* **CHALLENGE**
Among the entries below, extract exactly the lines that run from the one with "Convert this diagram to TikZ code." through the one with "minimum width=14.975cm, minimum", both ends included.

* **EXTRACTED DATA**

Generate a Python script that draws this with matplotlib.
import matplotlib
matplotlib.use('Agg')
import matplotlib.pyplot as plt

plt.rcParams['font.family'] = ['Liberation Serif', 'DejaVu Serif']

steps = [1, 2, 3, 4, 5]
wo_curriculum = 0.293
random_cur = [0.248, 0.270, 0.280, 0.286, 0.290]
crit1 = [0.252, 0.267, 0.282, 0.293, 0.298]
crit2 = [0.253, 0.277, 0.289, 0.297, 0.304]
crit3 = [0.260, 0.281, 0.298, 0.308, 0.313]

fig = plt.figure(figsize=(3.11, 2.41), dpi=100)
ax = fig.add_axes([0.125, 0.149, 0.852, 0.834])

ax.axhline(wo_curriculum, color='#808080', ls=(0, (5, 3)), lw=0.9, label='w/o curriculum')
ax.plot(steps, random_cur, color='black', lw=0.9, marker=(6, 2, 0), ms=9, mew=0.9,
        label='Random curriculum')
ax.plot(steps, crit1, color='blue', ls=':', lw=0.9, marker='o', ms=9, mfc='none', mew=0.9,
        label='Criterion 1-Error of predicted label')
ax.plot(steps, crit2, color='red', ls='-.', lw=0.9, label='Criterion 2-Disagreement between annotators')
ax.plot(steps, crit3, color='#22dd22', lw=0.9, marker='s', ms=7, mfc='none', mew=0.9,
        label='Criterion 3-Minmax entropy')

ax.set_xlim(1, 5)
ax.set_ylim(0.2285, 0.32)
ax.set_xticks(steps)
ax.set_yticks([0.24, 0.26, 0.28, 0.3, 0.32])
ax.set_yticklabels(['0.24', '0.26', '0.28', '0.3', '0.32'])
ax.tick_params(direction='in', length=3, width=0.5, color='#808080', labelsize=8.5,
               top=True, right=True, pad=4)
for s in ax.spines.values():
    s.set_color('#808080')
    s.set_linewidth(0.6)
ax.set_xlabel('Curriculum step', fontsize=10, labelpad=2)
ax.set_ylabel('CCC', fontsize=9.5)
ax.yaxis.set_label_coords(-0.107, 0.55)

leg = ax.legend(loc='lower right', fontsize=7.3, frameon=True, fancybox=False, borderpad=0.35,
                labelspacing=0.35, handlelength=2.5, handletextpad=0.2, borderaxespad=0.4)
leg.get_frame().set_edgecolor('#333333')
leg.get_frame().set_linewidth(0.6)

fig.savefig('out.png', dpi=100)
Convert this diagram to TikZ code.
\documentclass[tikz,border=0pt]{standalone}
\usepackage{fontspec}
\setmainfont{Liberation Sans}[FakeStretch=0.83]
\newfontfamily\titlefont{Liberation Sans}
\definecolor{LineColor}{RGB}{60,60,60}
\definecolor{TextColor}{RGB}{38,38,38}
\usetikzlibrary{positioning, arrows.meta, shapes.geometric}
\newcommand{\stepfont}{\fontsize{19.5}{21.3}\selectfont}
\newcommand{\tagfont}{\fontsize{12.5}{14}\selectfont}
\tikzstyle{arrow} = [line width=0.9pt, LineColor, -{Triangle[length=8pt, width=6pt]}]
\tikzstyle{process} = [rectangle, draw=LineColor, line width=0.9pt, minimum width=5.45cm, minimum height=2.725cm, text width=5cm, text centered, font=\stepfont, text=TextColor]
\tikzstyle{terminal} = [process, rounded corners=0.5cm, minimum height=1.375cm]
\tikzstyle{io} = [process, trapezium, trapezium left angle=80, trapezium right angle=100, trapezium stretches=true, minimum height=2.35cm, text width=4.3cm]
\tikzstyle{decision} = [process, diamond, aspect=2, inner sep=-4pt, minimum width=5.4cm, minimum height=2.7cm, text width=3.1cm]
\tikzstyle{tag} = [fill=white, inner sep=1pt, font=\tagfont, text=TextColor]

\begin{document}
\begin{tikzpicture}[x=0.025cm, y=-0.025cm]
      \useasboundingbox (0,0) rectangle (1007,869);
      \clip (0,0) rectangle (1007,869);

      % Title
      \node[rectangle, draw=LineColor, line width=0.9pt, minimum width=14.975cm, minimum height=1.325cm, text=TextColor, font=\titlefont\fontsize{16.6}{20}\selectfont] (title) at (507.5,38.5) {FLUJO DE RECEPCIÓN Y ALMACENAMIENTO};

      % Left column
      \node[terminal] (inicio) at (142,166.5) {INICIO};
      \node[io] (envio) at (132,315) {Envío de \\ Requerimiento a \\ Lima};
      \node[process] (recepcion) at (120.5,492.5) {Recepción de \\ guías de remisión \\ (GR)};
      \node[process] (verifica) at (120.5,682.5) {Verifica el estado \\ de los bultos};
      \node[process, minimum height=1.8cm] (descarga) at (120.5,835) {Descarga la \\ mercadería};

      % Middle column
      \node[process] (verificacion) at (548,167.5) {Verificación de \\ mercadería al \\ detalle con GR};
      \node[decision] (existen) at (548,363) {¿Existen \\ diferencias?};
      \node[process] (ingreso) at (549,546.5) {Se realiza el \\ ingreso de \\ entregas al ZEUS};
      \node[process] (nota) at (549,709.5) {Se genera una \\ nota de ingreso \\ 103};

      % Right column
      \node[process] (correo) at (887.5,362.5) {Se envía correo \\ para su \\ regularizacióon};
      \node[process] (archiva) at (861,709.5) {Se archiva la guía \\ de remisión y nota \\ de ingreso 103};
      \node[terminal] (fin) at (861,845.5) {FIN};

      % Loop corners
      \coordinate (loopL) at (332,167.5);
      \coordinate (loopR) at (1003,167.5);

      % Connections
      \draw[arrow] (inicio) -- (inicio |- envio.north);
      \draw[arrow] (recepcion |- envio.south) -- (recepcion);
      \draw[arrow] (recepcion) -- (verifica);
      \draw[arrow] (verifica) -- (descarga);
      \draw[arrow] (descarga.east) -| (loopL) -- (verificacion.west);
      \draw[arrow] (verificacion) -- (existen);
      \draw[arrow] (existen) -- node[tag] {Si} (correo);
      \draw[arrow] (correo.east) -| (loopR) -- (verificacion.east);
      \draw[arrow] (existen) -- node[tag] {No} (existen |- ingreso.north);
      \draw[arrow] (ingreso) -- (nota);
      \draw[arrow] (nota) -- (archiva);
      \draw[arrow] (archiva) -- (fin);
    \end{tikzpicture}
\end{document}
--
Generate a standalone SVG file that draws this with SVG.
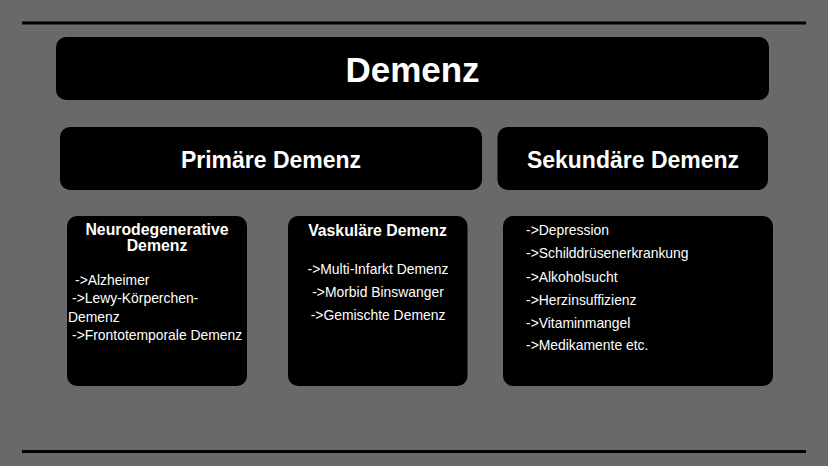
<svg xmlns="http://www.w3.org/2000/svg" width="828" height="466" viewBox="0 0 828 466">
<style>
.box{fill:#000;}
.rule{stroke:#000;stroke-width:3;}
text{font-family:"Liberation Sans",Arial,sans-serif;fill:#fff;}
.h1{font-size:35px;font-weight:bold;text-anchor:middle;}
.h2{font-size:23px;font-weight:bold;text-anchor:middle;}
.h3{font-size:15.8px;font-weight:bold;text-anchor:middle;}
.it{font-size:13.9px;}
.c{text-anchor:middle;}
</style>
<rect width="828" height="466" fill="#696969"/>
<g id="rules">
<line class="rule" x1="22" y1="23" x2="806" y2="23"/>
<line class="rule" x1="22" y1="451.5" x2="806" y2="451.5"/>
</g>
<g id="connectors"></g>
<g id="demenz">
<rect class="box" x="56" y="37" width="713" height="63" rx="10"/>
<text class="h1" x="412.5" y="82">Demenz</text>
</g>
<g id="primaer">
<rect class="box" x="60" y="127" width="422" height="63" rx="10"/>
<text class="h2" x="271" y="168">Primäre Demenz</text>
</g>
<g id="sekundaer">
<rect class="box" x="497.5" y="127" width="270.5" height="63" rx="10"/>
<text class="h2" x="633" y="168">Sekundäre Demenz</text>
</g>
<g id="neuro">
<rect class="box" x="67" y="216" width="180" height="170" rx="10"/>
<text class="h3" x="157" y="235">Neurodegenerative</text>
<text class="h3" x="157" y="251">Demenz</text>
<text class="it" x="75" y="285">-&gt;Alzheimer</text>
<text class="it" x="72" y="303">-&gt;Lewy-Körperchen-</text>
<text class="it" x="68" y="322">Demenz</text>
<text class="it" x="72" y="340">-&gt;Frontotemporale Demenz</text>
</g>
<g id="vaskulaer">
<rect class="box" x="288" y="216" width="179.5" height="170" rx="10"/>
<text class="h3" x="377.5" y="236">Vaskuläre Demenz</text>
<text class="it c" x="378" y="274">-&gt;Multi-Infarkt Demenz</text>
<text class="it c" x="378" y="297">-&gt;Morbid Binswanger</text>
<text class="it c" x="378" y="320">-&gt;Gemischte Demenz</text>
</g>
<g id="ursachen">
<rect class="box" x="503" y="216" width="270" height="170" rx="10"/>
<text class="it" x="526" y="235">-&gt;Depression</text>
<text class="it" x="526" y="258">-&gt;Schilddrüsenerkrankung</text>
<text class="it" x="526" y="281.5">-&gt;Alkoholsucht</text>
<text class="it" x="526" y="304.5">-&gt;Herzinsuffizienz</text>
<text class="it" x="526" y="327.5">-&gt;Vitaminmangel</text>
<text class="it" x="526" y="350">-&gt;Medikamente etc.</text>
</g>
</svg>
...
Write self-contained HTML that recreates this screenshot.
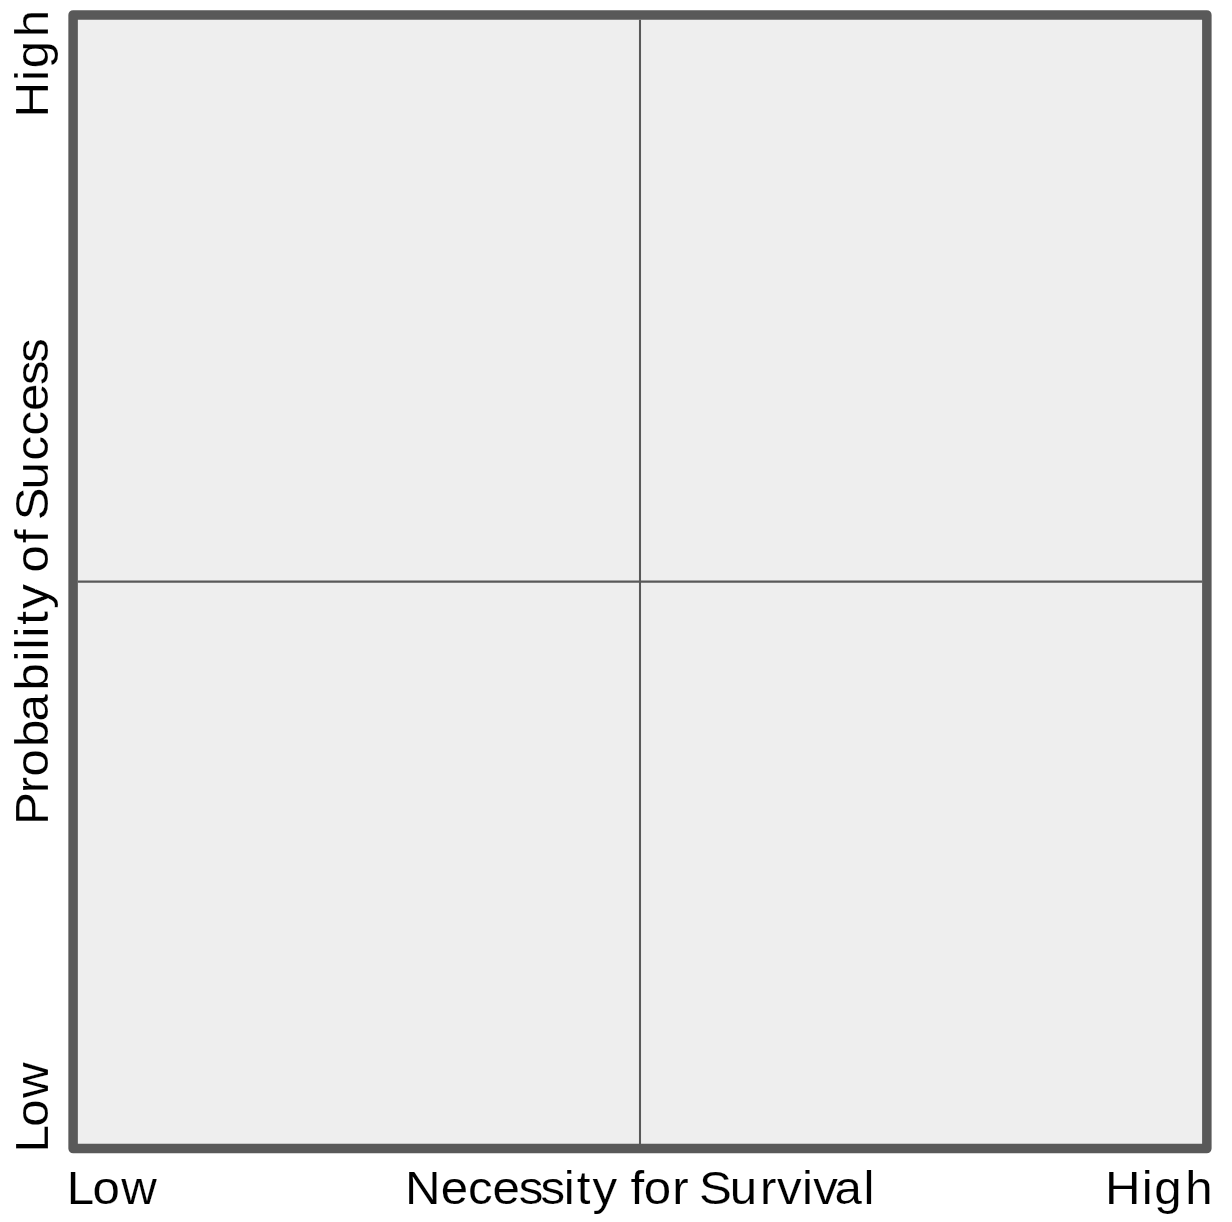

* **REPLY**
Convert this diagram to TikZ code.
\documentclass[tikz,border=0pt]{standalone}
\usepackage{fontspec}
\setmainfont{Liberation Sans}[FakeStretch=0.83]
\newfontfamily\titlefont{Liberation Sans}
\definecolor{LineColor}{RGB}{60,60,60}
\definecolor{TextColor}{RGB}{38,38,38}
\usetikzlibrary{positioning, arrows.meta, shapes.geometric}
\newcommand{\stepfont}{\fontsize{19.5}{21.3}\selectfont}
\newcommand{\tagfont}{\fontsize{12.5}{14}\selectfont}
\tikzstyle{arrow} = [line width=0.9pt, LineColor, -{Triangle[length=8pt, width=6pt]}]
\tikzstyle{process} = [rectangle, draw=LineColor, line width=0.9pt, minimum width=5.45cm, minimum height=2.725cm, text width=5cm, text centered, font=\stepfont, text=TextColor]
\tikzstyle{terminal} = [process, rounded corners=0.5cm, minimum height=1.375cm]
\tikzstyle{io} = [process, trapezium, trapezium left angle=80, trapezium right angle=100, trapezium stretches=true, minimum height=2.35cm, text width=4.3cm]
\tikzstyle{decision} = [process, diamond, aspect=2, inner sep=-4pt, minimum width=5.4cm, minimum height=2.7cm, text width=3.1cm]
\tikzstyle{tag} = [fill=white, inner sep=1pt, font=\tagfont, text=TextColor]

\begin{document}
\begin{tikzpicture}[x=0.025cm, y=-0.025cm]
      \useasboundingbox (0,0) rectangle (1007,869);
      \clip (0,0) rectangle (1007,869);

      % Title
      \node[rectangle, draw=LineColor, line width=0.9pt, minimum width=14.975cm, minimum height=1.325cm, text=TextColor, font=\titlefont\fontsize{16.6}{20}\selectfont] (title) at (507.5,38.5) {FLUJO DE RECEPCIÓN Y ALMACENAMIENTO};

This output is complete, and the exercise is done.